Our Early Years

By the mid-1800s European settlement in Sydney was rapidly expanding while the indigenous communities were greatly devastated. For some, Sydney was a place of opportunity and excitement. For others, life was extremely hard. Women in particular, struggled to support their families with no social welfare, no state education and often, nowhere to live.

When John Bede Polding arrived in Australia 1834, he quickly set about providing assistance for these women, and for others on the margins of society – indigenous people, convicts and abandoned children. With his support, the Sisters of Charity began the House of the Good Shepherd under the leadership of Mother Scholastica Gibbons. When this group of women was no longer able to maintain the refuge, Polding gathered five women together, and formed a new Australian religious congregation.

On the 2nd of February 1857, Agnes Clark, Margaret Byrne, Mary Anne Adamson, Agnes Mary Hart and Margaret Clark became the first of Archbishop Polding’s new Australian Congregation. Under the guidance of Scholastica Gibbons, they became known as The Sisters of the Good Samaritan of the Order of Saint Benedict. Archbishop Polding wrote part of the Rule for the Sisters himself, saying:


The name indicates the scope, since the Religious are called to imitate the charity of the kind Samaritan who was moved to pity the poor wounded man, and having poured oil and wine into his wounds to heal him, afterwards conveyed him to a place of security. In like manner, the Religious are to use all gentleness and compassion for the unhappy whom they are to tend…Therefore as directed by their Superiors the Sisters are to teach in schools, visit and assist the sick in their own homes and in hospitals, to instruct ignorant persons in the faith, to conduct orphanages, to reform the lives of penitent women and to apply themselves to every other charitable work.
– Rules of the Institute of the Oblate Sisters of the Good Samaritan of the Order of St Benedict in the Archdiocese of Sydney, Australia: Scope and Character of the Institute

Pitt Street

Pitt Street

In the early years, Scholastica Gibbons played a crucial role in the life of the congregation. Under Polding’s direction, she encouraged the Sisters in their ministries. The Sisters began working in a women’s refuge in Carters’ Barracks, an old building once used as a prison in Pitt Street, Sydney. Some of the Sisters walked many miles in their efforts to tend the sick and those in need. They became well-known for talking to people outside the confines of their convent, most unusual at the time.

 

Parramatta Orphanage

Parramatta Orphanage

In April 1859, three Good Samaritan Sisters from the Pitt Street refuge were appointed to the positions of matron, sub-matron and teacher at the Catholic Orphanage at Parramatta, also known as the Catholic Orphan School. The Sisters found themselves educating and caring for over 300 children.
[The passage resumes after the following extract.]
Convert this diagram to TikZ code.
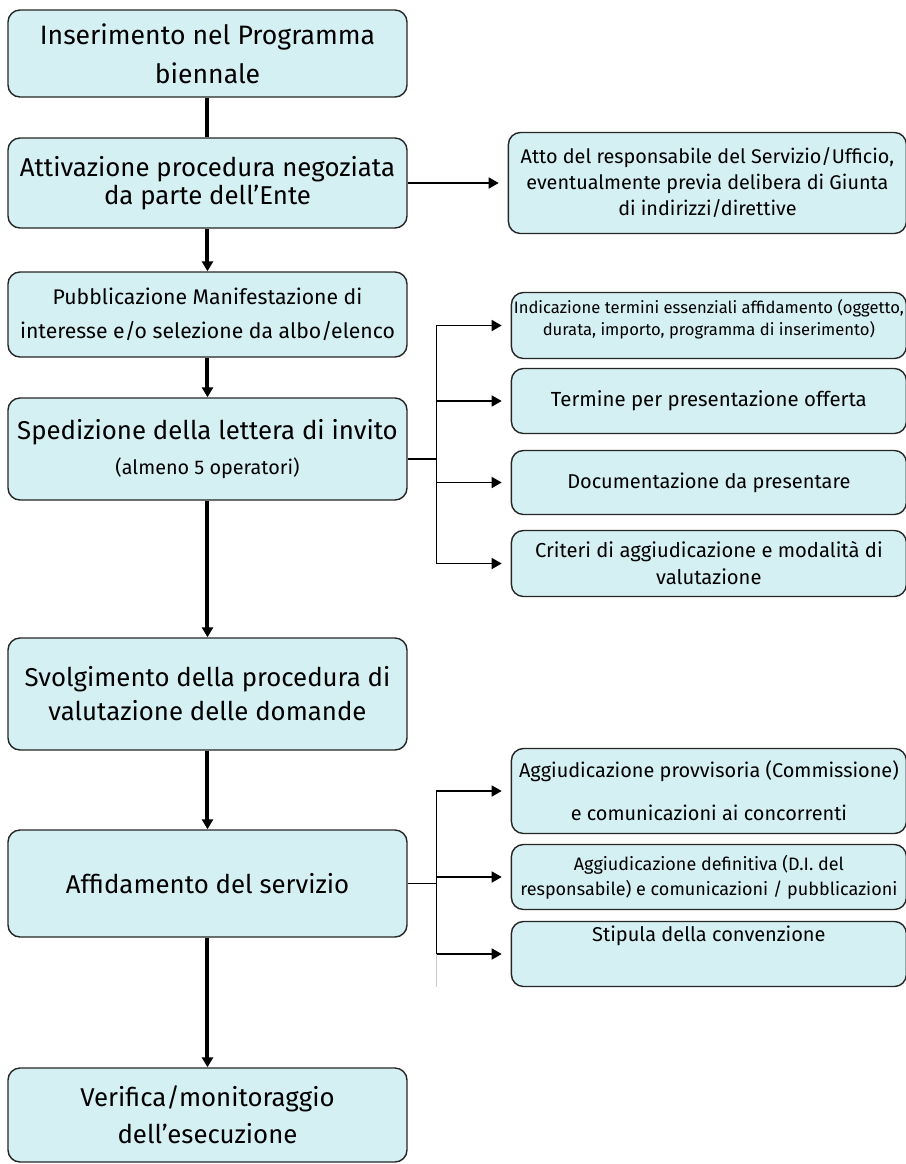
\documentclass[tikz,border=0pt]{standalone}
\usepackage{fontspec}
\setmainfont{Fira Sans}
\usetikzlibrary{arrows.meta,positioning}
\tikzset{>/.tip={Triangle[length=5pt,width=5.5pt]}}
\definecolor{boxfill}{RGB}{213,240,243}
\definecolor{boxline}{RGB}{38,38,38}
\newcommand\fsize[2]{\fontsize{#1}{#2}\selectfont}

\begin{document}
\begin{tikzpicture}[node distance=20pt,
    mainbox/.style={draw=boxline,fill=boxfill,rounded corners=6pt,line width=0.7pt,
      minimum width=199.5pt,align=center,inner sep=1pt},
    sidebox/.style={mainbox,minimum width=197.5pt},
    flow/.style={line width=2pt},
    stub/.style={line width=0.8pt},
    branch/.style={stub,shorten >=4.5pt}]
        \useasboundingbox (-103.75pt,26.75pt) rectangle (349.25pt,-555.25pt);
        % main column
        \node[mainbox,minimum height=43.5pt,font=\fsize{13.3pt}{19.5pt}](prog) at (0,0){Inserimento nel Programma\\biennale};
        \node[mainbox,minimum height=45pt,font=\fsize{12.9pt}{14pt}](attiv)[below=19.8pt of prog]{Attivazione procedura negoziata\\da parte dell’Ente};
        \node[mainbox,minimum height=42.5pt,font=\fsize{10.6pt}{17pt}](pubbl)[below=21.3pt of attiv]{Pubblicazione Manifestazione di\\interesse e/o selezione da albo/elenco};
        \node[mainbox,minimum height=51pt,font=\fsize{12.9pt}{17.5pt}](invito)[below=19.8pt of pubbl]{Spedizione della lettera di invito\\{\fsize{9.9pt}{17.5pt}(almeno 5 operatori)}};
        \node[mainbox,minimum height=56pt,font=\fsize{12.9pt}{17pt}](svolg)[below=68.3pt of invito]{Svolgimento della procedura di\\valutazione delle domande};
        \node[mainbox,minimum height=53.5pt,font=\fsize{12.9pt}{17pt}](affid)[below=39.3pt of svolg]{Affidamento del servizio};
        \node[mainbox,minimum height=47pt,font=\fsize{12.9pt}{18.5pt}](verif)[below=64.8pt of affid]{Verifica/monitoraggio\\dell’esecuzione};
        % side boxes
        \node[sidebox,minimum width=199pt,minimum height=50.5pt,font=\fsize{9.9pt}{13pt}](atto)[right=50pt of attiv]{Atto del responsabile del Servizio/Ufficio,\\eventualmente previa delibera di Giunta\\di indirizzi/direttive};
        \node[sidebox,minimum height=33pt,font=\fsize{8.3pt}{11pt}](termini)[below=28.8pt of atto.south west,anchor=north west,xshift=1.5pt]{Indicazione termini essenziali affidamento (oggetto,\\durata, importo, programma di inserimento)\\[-3pt]\mbox{}};
        \node[sidebox,minimum height=32.5pt,font=\fsize{10.2pt}{12pt}](termine)[below=4.3pt of termini]{Termine per presentazione offerta};
        \node[sidebox,minimum height=32pt,font=\fsize{10pt}{12pt}](docum)[below=7.8pt of termine]{Documentazione da presentare};
        \node[sidebox,minimum height=33pt,font=\fsize{10.1pt}{13.5pt}](criteri)[below=7.3pt of docum]{Criteri di aggiudicazione e modalità di\\valutazione};
        \node[sidebox,minimum height=42.5pt,font=\fsize{9.95pt}{21.5pt}](provv)[below=75.3pt of criteri]{Aggiudicazione provvisoria (Commissione)\\e comunicazioni ai concorrenti};
        \node[sidebox,minimum height=32.5pt,font=\fsize{9pt}{12.5pt}](defin)[below=4.8pt of provv]{Aggiudicazione definitiva (D.I. del\\responsabile) e comunicazioni / pubblicazioni};
        \node[sidebox,minimum height=32.5pt,font=\fsize{10pt}{12pt}](stipula)[below=5.3pt of defin]{Stipula della convenzione\\[8.5pt]\mbox{}};
        % connectors
        \draw[flow] (prog) -- (attiv);
        \draw[flow,->] (attiv) -- (pubbl);
        \draw[flow,->] (pubbl) -- (invito);
        \draw[flow,->] (invito) -- (svolg);
        \draw[flow,->] (svolg) -- (affid);
        \draw[flow,->] (affid) -- (verif);
        \draw[branch,->] (attiv.east) -- (attiv.east -| atto.west);
        \coordinate[right=14.5pt of invito.east,yshift=-5pt] (fork1);
        \draw[stub] (invito.east |- fork1) -- (fork1);
        \foreach \t in {termini,termine,docum,criteri}
          \draw[branch,->] (fork1) |- (\t.west);
        \coordinate[right=14.5pt of affid.east] (fork2);
        \draw[stub] (affid.east) -- (fork2);
        \foreach \t in {provv,defin,stipula}
          \draw[branch,->] (fork2) |- (\t.west);
        \path (fork2 |- stipula.west) ++(0,-16.5pt) coordinate (tail);
        \draw[gray!40,line width=0.8pt] (fork2 |- stipula.west) -- (tail);
      \end{tikzpicture}
\end{document}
The orphanage was dingy, overcrowded, unhygienic, and often stinking due to the lack of lavatories and the sewer that often drained from the Lunatic Asylum next door into the orphanage courtyard. The Sisters had no control over the number of, or which children who ended up with them. In one report it was noted that the ‘children were clean but without boots’. While there were indeed orphans, many were the children of mothers in the Lunatic Asylum or in gaol, some were runaways from drunken and violent parents, others had been through significant trauma, and had seen great poverty, violence and death. Few had experienced ‘normal’ family life.

 

Rural Communities

As well as local visits, some of the Sisters began to accompany Polding on his missionary work. These were long and difficult journeys, often by horse and cart or by ship. The Sisters’ main role was to prepare children for the sacraments of Baptism, Eucharist and Confirmation.

This meant the Sisters became well-known throughout the regional districts, and many new members of the Congregation came from these areas. It also meant that the Sisters were asked to open schools, with education becoming one of their main ministries. The first school was set up in Sussex Street in the heart of Sydney in 1861, with many others following across Australia.

 

St Magdalen’s Retreat

The work begun at the refuge in Pitt Street was continued at St Magdalen’s Retreat, Tempe, in Sydney, where the Sisters looked after girls committed to their care by the courts. Opened in 1887, Tempe, later known as the Good Samaritan Training Centre, closed almost 100 years later in 1983.

The Sisters cared for unmarried mothers and women who were seen to be at risk. The Sisters provided accommodation for over 40 women and built laundries which provided work for the residents. By 1900, over 100 people worked a daily routine in the laundry.